A recent entry on Michael Bauer's (SF Chronicle food critic) blog suggests that California Cabernet Sauvignon is not food friendly. Wags who have followed Bauer's reviews over the years might reply that yes, it is true that Cabernet Sauvignon does not work particularly well with a beet salad with goat cheese, but in many places in the United States, and yes even in California, people eat steaks.
In Bauer's defense, however, there is the evidence of my wine collection. Armed with statistics from CellarTracker!, I can report that while CA Cabs and French Bordeaux make up 26 percent of my collection, of the wines I drank last year, only seven percent were Bordeaux and six percent were Cabs. 87 percent weren't Cabernet Sauvignon based. And at my favorite restaurant in San Francisco, Daniel Patterson's Coi, it is possible to go through an entire twelve course tasting menu without encountering a single dish that would pair well with a big, alcoholic, oaky California Cab.

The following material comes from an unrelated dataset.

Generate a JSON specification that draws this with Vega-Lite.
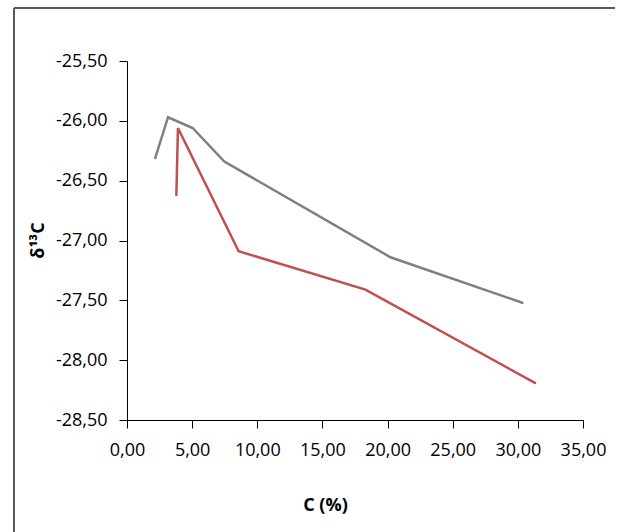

I drank more Pinot Noir last year than Bordeaux plus CA Cabs. To me, it is more interesting, and it certainly pairs better with food. Although the trend in modern CA Pinot's is also towards higher alcohols and more extraction, thankfully there are still many producers offering more traditional wines. And our final defense against food-hostile wine is the grape itself: no matter what you do to a Pinot Noir, you cannot make it taste like Screaming Eagle.